The complete schedule is online at www.holycross.edu/crec. The symposium is open to faculty, students and scholars. Tickets to attend the events at the Museum of Russian Icons on Thursday, Jan. 27 are $5 for Museum members and $10 nonmembers. Visit the Museum’s Web site at www.museumofrussianicons.org or call 978-598-5000 for more information. There is no cost to attend the presentations at Holy Cross on Friday, Jan. 28.

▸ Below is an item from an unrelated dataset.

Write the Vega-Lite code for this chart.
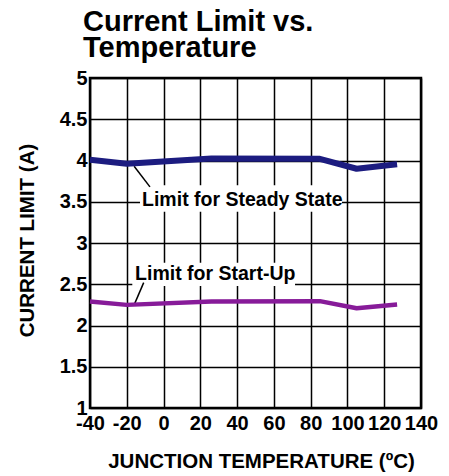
{
  "$schema": "https://vega.github.io/schema/vega-lite/v6.json",
  "width": 331,
  "height": 330,
  "autosize": {"type": "none"},
  "padding": {"left": 90, "top": 78, "right": 28, "bottom": 68},
  "background": "white",
  "config": {
    "font": "Liberation Sans",
    "view": {"stroke": "black", "strokeWidth": 2.5},
    "axis": {
      "grid": true,
      "gridColor": "black",
      "gridWidth": 1.5,
      "gridOpacity": 1,
      "domain": false,
      "ticks": false,
      "labelFontSize": 20,
      "labelFontWeight": "bold",
      "labelColor": "black",
      "labelFlush": false,
      "labelOverlap": false,
      "labelExpr": "'' + datum.value",
      "titleFontSize": 20.5,
      "titleFontWeight": "bold",
      "titleColor": "black"
    }
  },
  "title": {
    "text": ["Current Limit vs.", "Temperature"],
    "anchor": "start",
    "frame": "group",
    "font": "Liberation Sans",
    "fontSize": 29,
    "fontWeight": "bold",
    "color": "black",
    "lineHeight": 26,
    "offset": 5,
    "dx": -7
  },
  "datasets": {
    "curves": [
      {"t": -40, "v": 4.01, "series": "Steady"},
      {"t": -20, "v": 3.96, "series": "Steady"},
      {"t": 26, "v": 4.025, "series": "Steady"},
      {"t": 85, "v": 4.02, "series": "Steady"},
      {"t": 105, "v": 3.9, "series": "Steady"},
      {"t": 127, "v": 3.955, "series": "Steady"},
      {"t": -40, "v": 2.29, "series": "Startup"},
      {"t": -20, "v": 2.25, "series": "Startup"},
      {"t": 26, "v": 2.29, "series": "Startup"},
      {"t": 85, "v": 2.295, "series": "Startup"},
      {"t": 105, "v": 2.21, "series": "Startup"},
      {"t": 127, "v": 2.255, "series": "Startup"}
    ],
    "boxes": [
      {"t": -12.8, "t2": 97, "v": 3.38, "v2": 3.7},
      {"t": -17, "t2": 71.5, "v": 2.48, "v2": 2.76}
    ],
    "leaders": [
      {"t": -16, "v": 3.93, "t2": -7.4, "v2": 3.68},
      {"t": -16, "v": 2.25, "t2": -10.8, "v2": 2.52}
    ],
    "labels": [
      {"t": -11.7, "v": 3.448, "label": "Limit for Steady State"},
      {"t": -15.5, "v": 2.552, "label": "Limit for Start-Up"}
    ]
  },
  "encoding": {
    "x": {
      "field": "t",
      "type": "quantitative",
      "scale": {"domain": [-40, 140], "nice": false, "zero": false},
      "axis": {
        "values": [-40, -20, 0, 20, 40, 60, 80, 100, 120, 140],
        "title": "JUNCTION TEMPERATURE (ºC)",
        "labelPadding": 5,
        "titleX": 171,
        "titleY": 59,
        "titleAlign": "center",
        "titleBaseline": "alphabetic"
      }
    },
    "y": {
      "field": "v",
      "type": "quantitative",
      "scale": {"domain": [1, 5], "nice": false, "zero": false},
      "axis": {
        "values": [1, 1.5, 2, 2.5, 3, 3.5, 4, 4.5, 5],
        "title": "CURRENT LIMIT (A)",
        "labelPadding": 3,
        "titleX": -57,
        "titleY": 162,
        "titleAngle": 270,
        "titleAlign": "center",
        "titleBaseline": "alphabetic"
      }
    }
  },
  "layer": [
    {
      "data": {"name": "boxes"},
      "mark": {"type": "rect", "color": "white"},
      "encoding": {
        "x2": {"field": "t2"},
        "y2": {"field": "v2"}
      }
    },
    {
      "data": {"name": "leaders"},
      "mark": {"type": "rule", "color": "black", "strokeWidth": 1.5},
      "encoding": {
        "x2": {"field": "t2"},
        "y2": {"field": "v2"}
      }
    },
    {
      "data": {"name": "curves"},
      "mark": {"type": "line", "strokeJoin": "round"},
      "encoding": {
        "color": {
          "field": "series",
          "type": "nominal",
          "scale": {"domain": ["Steady", "Startup"], "range": ["#1c1c80", "#871b99"]},
          "legend": null
        },
        "strokeWidth": {
          "field": "series",
          "type": "nominal",
          "scale": {"domain": ["Steady", "Startup"], "range": [6, 4.5]},
          "legend": null
        }
      }
    },
    {
      "data": {"name": "labels"},
      "mark": {"type": "text", "align": "left", "baseline": "alphabetic", "fontSize": 19.5, "fontWeight": "bold", "color": "black"},
      "encoding": {
        "text": {"field": "label"}
      }
    }
  ]
}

About The Center for Religion, Ethics and Culture:
Established in 2001 and housed in Smith Hall, the Center for Religion, Ethics and Culture provides resources for faculty and course development, sponsors conferences and college-wide teaching events, hosts visiting fellows, and coordinates a number of campus lecture series. Rooted in the College’s commitment to invite conversation about basic human questions, the Center welcomes persons of all faiths and seeks to foster dialogue that acknowledges and respects differences, providing a forum for intellectual exchange that is interreligious, interdisciplinary, intercultural, and international in scope.  The Center also brings members of the Holy Cross community into conversation with the Greater Worcester community, the academic community, and the wider world to examine the role of faith and inquiry in higher education and in the larger culture.